### COLLECTED DATA
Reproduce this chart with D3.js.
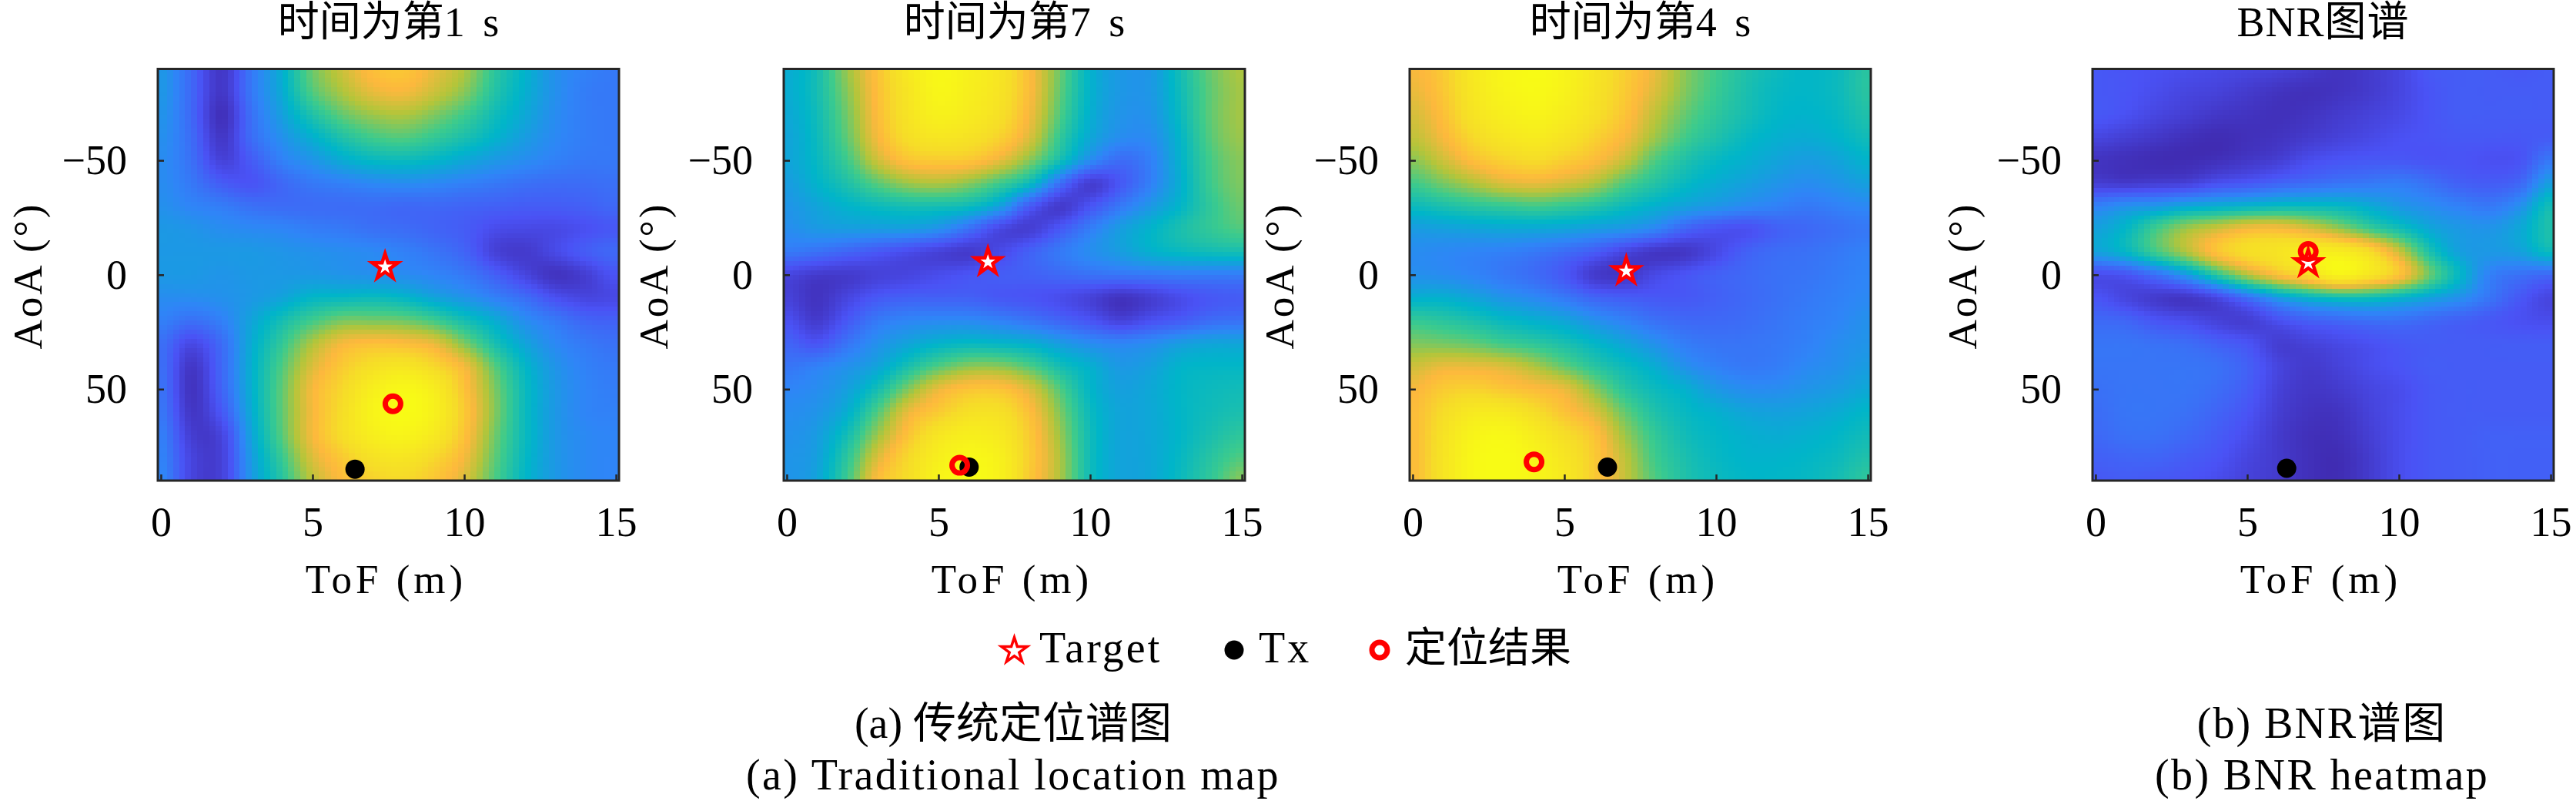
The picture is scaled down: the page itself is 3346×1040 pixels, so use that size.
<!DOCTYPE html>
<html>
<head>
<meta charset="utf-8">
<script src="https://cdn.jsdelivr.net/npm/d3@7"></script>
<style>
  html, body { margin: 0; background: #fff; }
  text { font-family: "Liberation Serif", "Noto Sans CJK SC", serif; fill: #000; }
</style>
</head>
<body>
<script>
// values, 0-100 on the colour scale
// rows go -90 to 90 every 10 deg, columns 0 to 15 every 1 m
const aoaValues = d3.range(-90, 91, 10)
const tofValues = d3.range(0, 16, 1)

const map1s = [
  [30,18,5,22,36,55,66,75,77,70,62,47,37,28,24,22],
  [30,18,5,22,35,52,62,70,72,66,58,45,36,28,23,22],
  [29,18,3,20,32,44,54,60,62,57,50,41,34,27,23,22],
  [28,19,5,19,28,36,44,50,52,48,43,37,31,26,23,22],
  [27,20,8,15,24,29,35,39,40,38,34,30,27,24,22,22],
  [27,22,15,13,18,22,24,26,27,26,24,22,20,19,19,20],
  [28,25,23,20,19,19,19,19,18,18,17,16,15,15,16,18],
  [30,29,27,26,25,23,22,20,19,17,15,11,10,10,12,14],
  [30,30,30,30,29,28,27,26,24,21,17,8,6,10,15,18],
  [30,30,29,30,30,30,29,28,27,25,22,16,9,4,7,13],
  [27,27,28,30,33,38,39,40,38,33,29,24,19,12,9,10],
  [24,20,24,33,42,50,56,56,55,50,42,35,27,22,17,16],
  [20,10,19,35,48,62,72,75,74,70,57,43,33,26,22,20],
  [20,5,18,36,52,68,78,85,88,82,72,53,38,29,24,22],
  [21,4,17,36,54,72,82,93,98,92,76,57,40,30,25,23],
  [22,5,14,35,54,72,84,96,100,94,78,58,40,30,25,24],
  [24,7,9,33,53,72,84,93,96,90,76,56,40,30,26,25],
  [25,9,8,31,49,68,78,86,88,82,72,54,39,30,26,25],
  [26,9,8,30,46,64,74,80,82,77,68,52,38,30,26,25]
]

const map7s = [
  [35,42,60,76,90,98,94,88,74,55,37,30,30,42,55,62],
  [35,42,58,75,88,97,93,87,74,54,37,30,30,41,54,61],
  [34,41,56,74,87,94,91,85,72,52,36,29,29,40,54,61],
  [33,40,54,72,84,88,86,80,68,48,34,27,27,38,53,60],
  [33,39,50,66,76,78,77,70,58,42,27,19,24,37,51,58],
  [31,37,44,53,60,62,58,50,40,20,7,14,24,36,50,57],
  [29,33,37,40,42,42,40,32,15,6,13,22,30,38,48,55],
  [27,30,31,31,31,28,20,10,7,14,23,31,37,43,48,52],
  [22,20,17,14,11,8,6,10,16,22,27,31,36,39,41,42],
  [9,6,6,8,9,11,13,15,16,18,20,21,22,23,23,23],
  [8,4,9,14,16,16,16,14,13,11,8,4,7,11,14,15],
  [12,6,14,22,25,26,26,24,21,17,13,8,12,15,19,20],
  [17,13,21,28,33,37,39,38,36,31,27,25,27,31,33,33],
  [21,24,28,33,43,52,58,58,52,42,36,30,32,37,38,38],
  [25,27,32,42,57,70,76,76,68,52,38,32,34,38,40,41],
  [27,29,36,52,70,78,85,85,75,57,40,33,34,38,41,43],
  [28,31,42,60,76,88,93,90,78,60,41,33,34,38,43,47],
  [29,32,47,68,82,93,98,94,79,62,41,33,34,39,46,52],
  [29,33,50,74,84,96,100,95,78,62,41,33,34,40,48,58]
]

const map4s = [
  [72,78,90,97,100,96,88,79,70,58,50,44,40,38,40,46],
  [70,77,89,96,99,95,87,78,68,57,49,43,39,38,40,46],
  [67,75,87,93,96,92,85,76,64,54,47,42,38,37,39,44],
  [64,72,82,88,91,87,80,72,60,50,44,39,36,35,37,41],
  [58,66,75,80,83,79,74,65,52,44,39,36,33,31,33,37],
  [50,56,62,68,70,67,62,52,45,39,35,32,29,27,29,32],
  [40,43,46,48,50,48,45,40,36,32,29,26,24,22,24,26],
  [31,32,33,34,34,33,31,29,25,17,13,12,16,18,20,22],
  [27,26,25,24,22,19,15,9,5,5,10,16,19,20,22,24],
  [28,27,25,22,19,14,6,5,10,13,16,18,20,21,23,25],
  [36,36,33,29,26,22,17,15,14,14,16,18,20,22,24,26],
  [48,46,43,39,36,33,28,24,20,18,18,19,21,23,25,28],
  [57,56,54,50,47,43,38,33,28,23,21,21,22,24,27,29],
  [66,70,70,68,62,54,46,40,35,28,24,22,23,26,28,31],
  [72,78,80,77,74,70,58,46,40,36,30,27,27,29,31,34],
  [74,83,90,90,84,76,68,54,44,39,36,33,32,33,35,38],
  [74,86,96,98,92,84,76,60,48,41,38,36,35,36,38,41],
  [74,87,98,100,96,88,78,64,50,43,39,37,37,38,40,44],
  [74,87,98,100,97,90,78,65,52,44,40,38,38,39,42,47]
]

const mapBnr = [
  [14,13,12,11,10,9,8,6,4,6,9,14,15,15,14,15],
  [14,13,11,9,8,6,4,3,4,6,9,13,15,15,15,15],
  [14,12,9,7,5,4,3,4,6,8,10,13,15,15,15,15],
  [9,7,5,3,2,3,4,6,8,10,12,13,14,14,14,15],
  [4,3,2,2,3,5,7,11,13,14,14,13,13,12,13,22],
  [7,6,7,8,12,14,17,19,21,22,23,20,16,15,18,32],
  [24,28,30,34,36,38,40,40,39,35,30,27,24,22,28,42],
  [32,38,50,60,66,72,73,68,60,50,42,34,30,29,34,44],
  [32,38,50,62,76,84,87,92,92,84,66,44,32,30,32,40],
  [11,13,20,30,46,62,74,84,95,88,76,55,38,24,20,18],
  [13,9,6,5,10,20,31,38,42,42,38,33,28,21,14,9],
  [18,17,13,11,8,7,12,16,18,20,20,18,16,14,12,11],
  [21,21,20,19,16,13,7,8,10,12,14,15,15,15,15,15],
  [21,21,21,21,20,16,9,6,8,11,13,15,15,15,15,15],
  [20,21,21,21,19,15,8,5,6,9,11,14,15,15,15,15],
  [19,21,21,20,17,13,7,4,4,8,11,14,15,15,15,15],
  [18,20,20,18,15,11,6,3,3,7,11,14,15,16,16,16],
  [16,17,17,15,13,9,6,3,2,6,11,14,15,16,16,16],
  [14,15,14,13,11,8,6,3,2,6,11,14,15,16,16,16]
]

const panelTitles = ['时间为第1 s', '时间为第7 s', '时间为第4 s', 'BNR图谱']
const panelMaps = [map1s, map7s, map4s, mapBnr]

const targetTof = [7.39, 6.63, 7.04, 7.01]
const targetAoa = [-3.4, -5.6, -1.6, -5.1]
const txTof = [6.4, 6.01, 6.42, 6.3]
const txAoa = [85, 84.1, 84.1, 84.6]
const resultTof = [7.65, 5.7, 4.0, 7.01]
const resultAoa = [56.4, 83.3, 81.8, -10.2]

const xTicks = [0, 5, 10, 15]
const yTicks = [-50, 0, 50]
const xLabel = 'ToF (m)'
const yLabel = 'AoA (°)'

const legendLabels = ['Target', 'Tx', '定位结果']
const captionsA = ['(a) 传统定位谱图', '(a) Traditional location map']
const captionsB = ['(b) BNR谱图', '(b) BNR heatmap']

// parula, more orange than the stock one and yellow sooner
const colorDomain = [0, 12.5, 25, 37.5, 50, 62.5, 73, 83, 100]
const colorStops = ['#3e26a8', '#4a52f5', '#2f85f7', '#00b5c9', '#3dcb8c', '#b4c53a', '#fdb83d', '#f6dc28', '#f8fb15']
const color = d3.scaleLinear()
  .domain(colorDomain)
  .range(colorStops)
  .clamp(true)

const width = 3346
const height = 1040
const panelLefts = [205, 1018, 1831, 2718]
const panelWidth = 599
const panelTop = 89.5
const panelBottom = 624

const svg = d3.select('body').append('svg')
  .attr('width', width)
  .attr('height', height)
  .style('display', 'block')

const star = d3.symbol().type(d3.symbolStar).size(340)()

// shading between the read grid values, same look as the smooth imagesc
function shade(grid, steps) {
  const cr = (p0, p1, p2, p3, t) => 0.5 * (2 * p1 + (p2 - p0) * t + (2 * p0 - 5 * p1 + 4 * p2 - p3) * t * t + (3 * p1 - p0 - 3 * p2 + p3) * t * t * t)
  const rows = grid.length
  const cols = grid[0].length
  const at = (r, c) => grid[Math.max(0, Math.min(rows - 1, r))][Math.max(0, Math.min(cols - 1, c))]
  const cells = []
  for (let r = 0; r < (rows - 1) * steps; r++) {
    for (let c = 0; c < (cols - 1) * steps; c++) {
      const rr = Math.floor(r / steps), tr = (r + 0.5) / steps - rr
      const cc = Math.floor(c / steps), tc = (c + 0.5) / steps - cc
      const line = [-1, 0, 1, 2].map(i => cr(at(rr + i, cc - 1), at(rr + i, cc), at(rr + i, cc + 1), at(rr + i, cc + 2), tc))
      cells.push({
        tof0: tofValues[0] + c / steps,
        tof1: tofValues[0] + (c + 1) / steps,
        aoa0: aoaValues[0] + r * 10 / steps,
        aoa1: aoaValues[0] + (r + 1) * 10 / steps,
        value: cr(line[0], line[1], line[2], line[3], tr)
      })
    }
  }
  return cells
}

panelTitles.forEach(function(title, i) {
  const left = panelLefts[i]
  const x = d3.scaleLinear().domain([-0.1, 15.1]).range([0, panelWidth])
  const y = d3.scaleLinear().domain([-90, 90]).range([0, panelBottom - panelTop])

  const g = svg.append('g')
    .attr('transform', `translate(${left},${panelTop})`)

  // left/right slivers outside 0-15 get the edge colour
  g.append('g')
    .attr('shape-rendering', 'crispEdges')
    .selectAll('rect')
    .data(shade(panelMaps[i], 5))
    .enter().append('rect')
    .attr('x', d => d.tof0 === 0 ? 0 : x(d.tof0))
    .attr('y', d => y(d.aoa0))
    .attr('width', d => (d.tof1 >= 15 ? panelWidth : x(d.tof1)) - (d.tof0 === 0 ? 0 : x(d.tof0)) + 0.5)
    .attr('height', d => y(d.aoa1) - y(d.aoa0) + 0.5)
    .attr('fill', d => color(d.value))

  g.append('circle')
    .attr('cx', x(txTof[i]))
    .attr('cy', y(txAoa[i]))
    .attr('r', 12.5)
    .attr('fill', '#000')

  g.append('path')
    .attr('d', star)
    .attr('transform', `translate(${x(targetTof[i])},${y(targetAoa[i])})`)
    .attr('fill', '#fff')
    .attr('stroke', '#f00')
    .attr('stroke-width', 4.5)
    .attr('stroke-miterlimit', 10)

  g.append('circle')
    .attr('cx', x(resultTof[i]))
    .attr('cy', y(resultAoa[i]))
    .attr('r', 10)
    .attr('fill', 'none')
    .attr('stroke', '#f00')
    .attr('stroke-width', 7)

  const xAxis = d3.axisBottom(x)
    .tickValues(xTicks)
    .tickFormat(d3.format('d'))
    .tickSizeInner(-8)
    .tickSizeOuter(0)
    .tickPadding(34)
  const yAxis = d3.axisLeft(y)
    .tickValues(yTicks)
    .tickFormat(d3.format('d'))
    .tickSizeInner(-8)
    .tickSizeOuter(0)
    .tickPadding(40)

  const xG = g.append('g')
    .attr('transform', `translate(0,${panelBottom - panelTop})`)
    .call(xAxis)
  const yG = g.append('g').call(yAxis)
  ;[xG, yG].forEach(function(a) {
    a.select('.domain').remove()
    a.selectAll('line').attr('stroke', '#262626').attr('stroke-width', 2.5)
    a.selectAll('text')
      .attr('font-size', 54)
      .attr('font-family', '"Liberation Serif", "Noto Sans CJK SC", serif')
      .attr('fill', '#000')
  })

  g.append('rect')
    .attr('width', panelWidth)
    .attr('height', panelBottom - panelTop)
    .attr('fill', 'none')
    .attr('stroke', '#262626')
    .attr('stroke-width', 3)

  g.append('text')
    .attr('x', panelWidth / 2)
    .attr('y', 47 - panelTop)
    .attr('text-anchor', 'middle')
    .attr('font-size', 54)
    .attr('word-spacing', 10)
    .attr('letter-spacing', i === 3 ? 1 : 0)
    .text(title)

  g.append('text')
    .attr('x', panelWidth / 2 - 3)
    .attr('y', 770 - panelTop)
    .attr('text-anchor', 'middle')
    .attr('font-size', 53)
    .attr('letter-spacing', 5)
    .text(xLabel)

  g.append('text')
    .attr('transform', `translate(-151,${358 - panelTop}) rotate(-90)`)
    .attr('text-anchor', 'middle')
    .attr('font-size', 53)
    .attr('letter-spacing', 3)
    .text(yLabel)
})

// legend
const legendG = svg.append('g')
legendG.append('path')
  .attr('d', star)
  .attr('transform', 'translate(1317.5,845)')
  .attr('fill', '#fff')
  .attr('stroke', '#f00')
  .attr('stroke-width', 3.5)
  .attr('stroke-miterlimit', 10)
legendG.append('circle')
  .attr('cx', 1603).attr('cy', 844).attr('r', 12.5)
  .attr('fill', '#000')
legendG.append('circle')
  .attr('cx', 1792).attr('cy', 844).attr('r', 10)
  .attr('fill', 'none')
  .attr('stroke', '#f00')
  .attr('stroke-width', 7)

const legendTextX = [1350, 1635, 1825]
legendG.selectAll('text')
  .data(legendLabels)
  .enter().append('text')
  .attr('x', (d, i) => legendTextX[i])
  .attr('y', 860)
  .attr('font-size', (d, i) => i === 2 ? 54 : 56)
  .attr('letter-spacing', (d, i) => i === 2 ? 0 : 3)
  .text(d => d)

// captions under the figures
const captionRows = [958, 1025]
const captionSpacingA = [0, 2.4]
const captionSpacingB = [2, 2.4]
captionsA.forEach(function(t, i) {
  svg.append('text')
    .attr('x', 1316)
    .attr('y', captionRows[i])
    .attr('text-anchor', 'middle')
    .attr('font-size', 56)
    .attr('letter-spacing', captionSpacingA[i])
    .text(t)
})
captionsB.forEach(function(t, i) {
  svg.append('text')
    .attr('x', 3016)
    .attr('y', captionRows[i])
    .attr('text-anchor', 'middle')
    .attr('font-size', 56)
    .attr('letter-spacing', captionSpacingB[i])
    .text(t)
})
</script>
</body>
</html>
######
• PROBLEM TO WORK ON
Write out an exact copy of the listing, first line through the line containing "const tofValues = d3.range(0, 16, 1)", with the pictures left out.

• ANSWER IN FULL
Reproduce this chart with D3.js.
The picture is scaled down: the page itself is 3346×1040 pixels, so use that size.
<!DOCTYPE html>
<html>
<head>
<meta charset="utf-8">
<script src="https://cdn.jsdelivr.net/npm/d3@7"></script>
<style>
  html, body { margin: 0; background: #fff; }
  text { font-family: "Liberation Serif", "Noto Sans CJK SC", serif; fill: #000; }
</style>
</head>
<body>
<script>
// values, 0-100 on the colour scale
// rows go -90 to 90 every 10 deg, columns 0 to 15 every 1 m
const aoaValues = d3.range(-90, 91, 10)
const tofValues = d3.range(0, 16, 1)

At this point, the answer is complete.